Kazakhstan has already manifested its “awareness of reality”: the Taliban was out of Astana’s terror list last year. In Russia, in practice, the Taliban will be excluded from the terror list if the Supreme Court approves it. That may even happen within the next 2 months.
This love affair comes with a huge package
The normalization of Russia-Taliban ties is inevitable for several reasons. The main priority is certainly related to regional security – implying joint efforts to fight the hazy, dark, destabilizing role of ISIS-K, a terror ISIS spin-off that is actively supported, in the shade, by CIA/MI6 as a Divide and Rule tool. FSB Director Alexander Bortnikov is fully aware that a stable Afghanistan means a stable Taliban government.
And that sentiment is fully shared by the Shanghai Cooperation Organization (SCO) as a whole. Afghanistan is a SCO observer. Inevitably, it will become a full member within the next two years at most – consolidating its normalization.
Then there’s the connectivity corridor bonanza ahead – which matters as much to Russia as to China. Beijing is building another road engineering marvel across the Wakhan corridor to connect Xinjiang to northeastern Afghanistan. And then the plan is to bring Kabul as part of the China-Pakistan Economic Corridor (CPEC): lightning-speed geoeconomic integration.
Moscow – as well as New Delhi – are eyeing the spin-offs of the multimodal International North South Transportation Corridor (INSTC), linking Russia, Iran and India. The port of Chabahar in Iran is an essential node for the India Silk Road to connect it to Afghanistan and beyond to Central Asian markets.
Then there’s the still not exploited Afghan mineral wealth, worth at least $1 trillion. Lithium included.
Kabul is also planning to build no less than a Russian hub to export energy to Pakistan – all part of an upcoming Pak-Russian strategic energy deal.
What Putin told Pakistani Prime Minister Shebhaz Sharif on the sidelines of the SCO summit in Samarkand in 2022 is immensely significant: “The objective is to deliver pipeline gas from Russia to Pakistan (…) Some infrastructure is already in place in Russia, Kazakhstan and Uzbekistan.” Afghanistan now enters the picture.
As connectivity corridors go, there’s a new, huge kid on the block – according to a Memorandum of Understanding signed in Tashkent in November 2023 on the sidelines of the SCO International Transport Forum: that’s the Belarus-Russia-Kazakhstan-Uzbekistan-Afghanistan-Pakistan transport corridor.
The missing piece in this fascinating puzzle is to connect what is already on – railways spanning Belarus-Russia-Kazakhstan-Uzbekistan – with a brand new Pakistan-Afghanistan-Uzbekistan railway. The last two sections of this Pak-Afghan-Uz project began construction only a few months ago.

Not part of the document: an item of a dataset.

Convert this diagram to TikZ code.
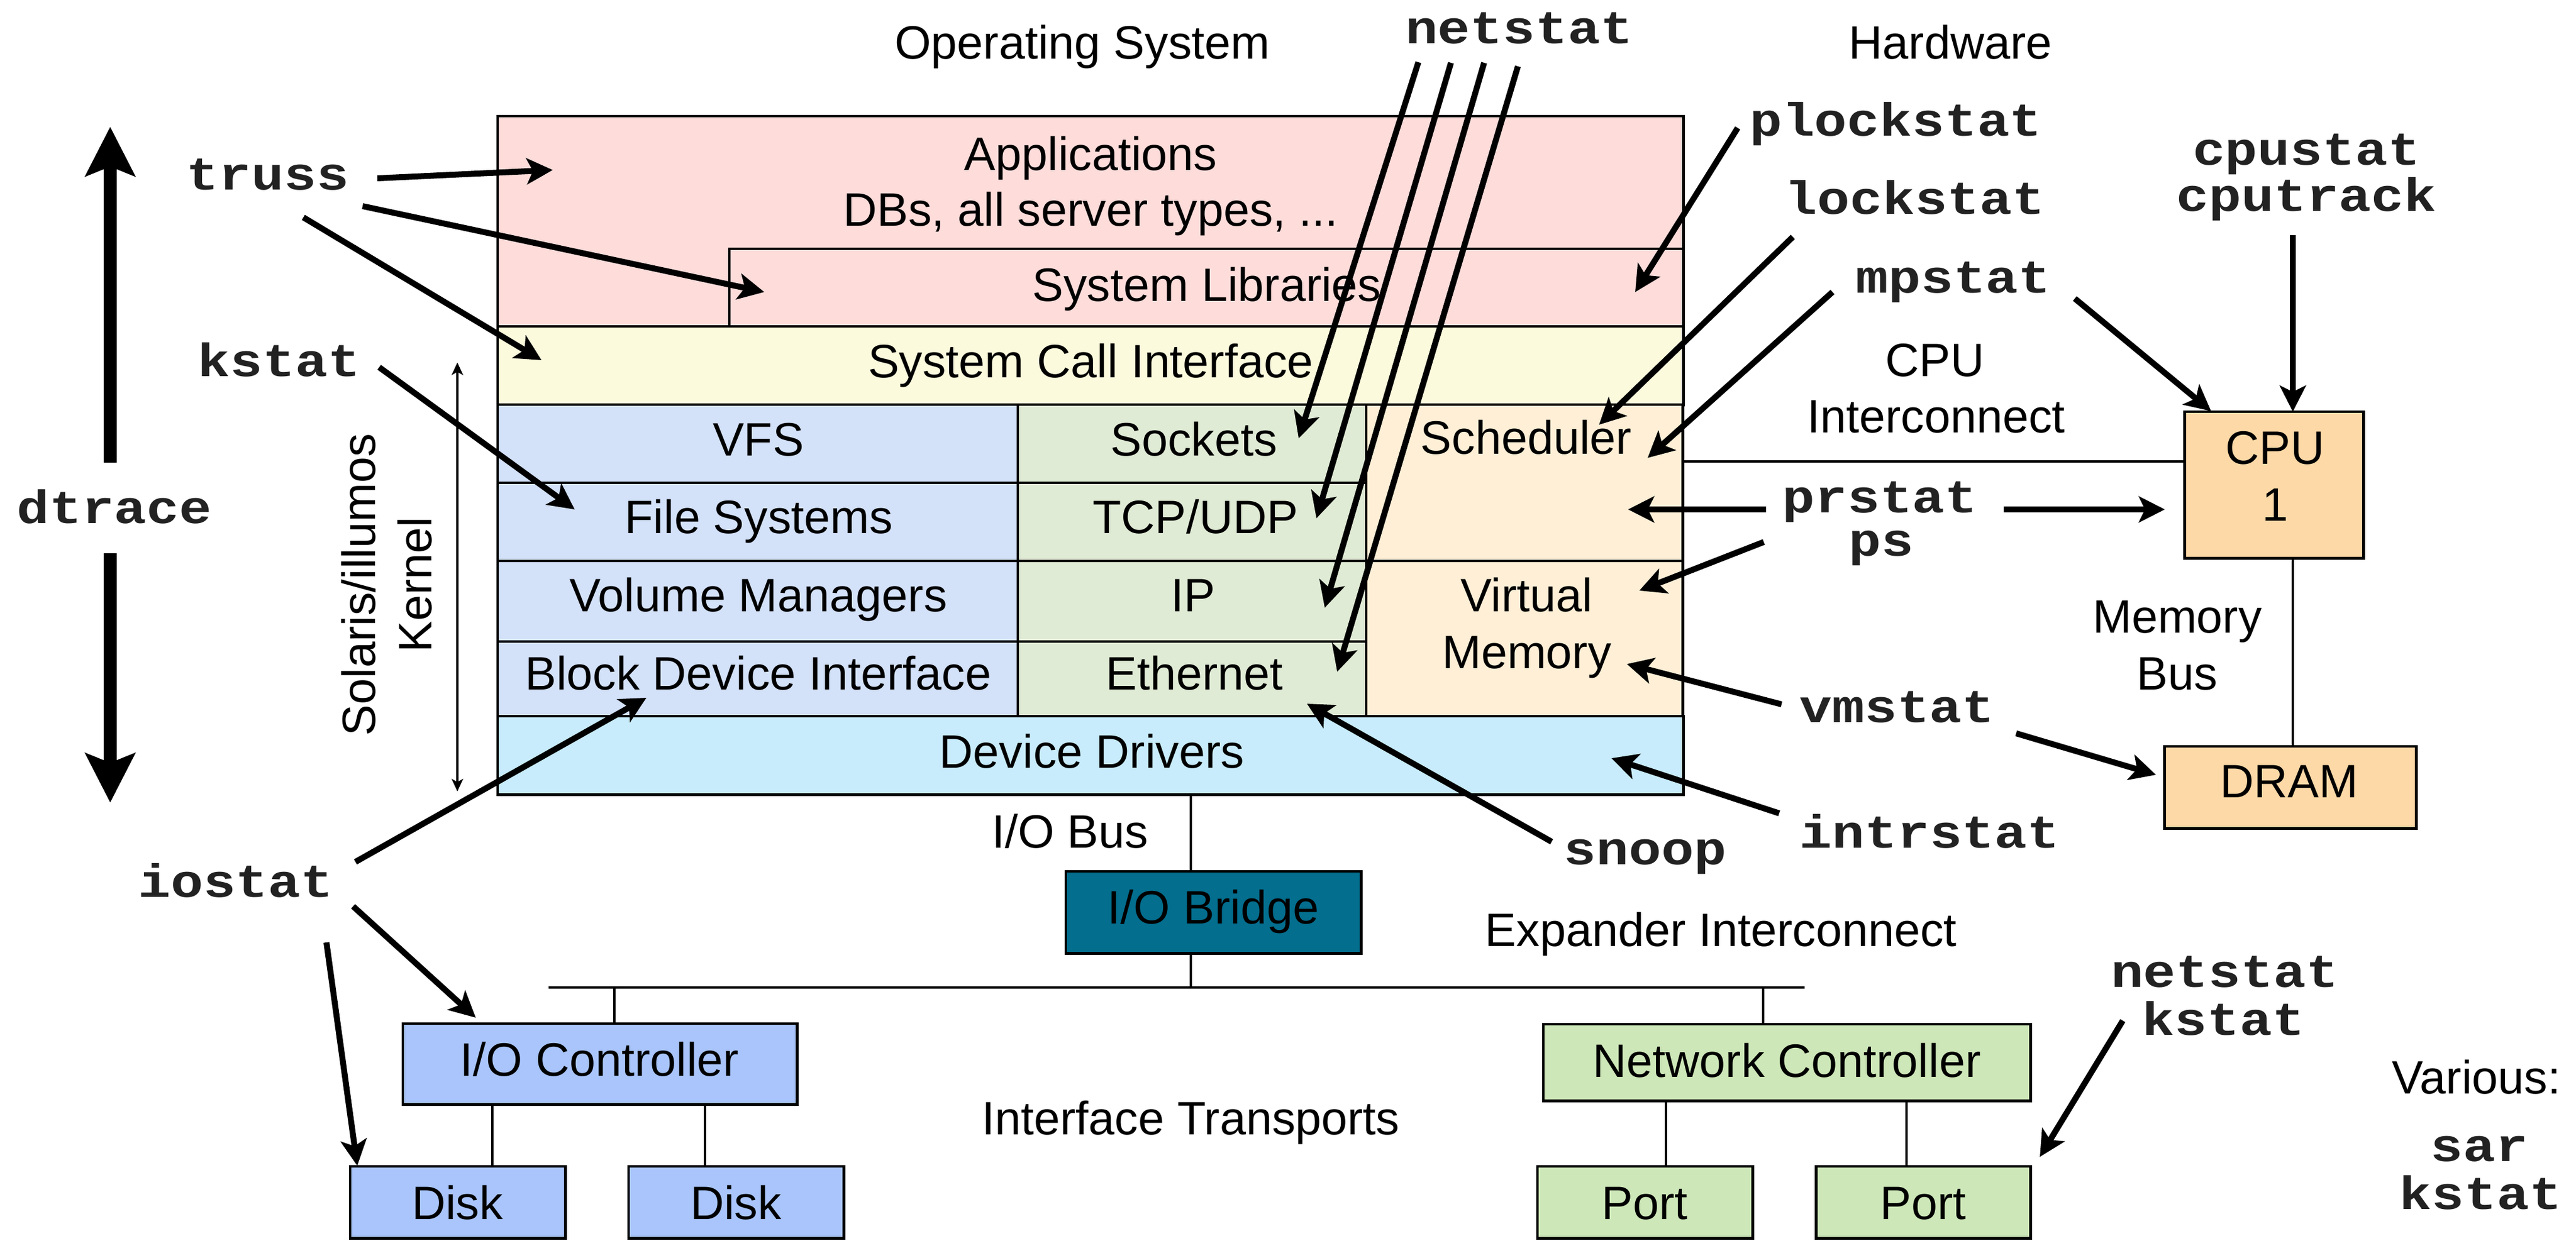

It was exactly this project that was featured in the joint statement issued by Putin and Uzbek President Shavkat Mirziyoyev earlier this week in Tashkent.
As TASS reported, “Putin and Mirziyoyev rated positively the first meeting of the working group on development of the multimodal transport corridor Belarus-Russia-Kazakhstan-Uzbekistan-Afghanistan-Pakistan that took place on April 23, 2024 in the Uzbek city of Termez.”
So the whole Russia-Taliban affair involves a humongous package – encompassing oil, gas, minerals and loads of rail connectivity.
There’s no doubt a lot of juicy extra details will emerge at the upcoming St. Petersburg forum – as a Taliban delegation including their Labor Minister and the head of the Chamber for Commerce and Industry will be there.
And there’s more: Afghanistan under Taliban 2.0 is bound to be invited to the upcoming BRICS+ summit next October in Kazan. Talk about a mega strategic convergence. The UNSC better hurry up to normalize Afghanistan for the “international community”. Oh, wait: who cares, when Russia-China, the SCO and BRICS are already doing it.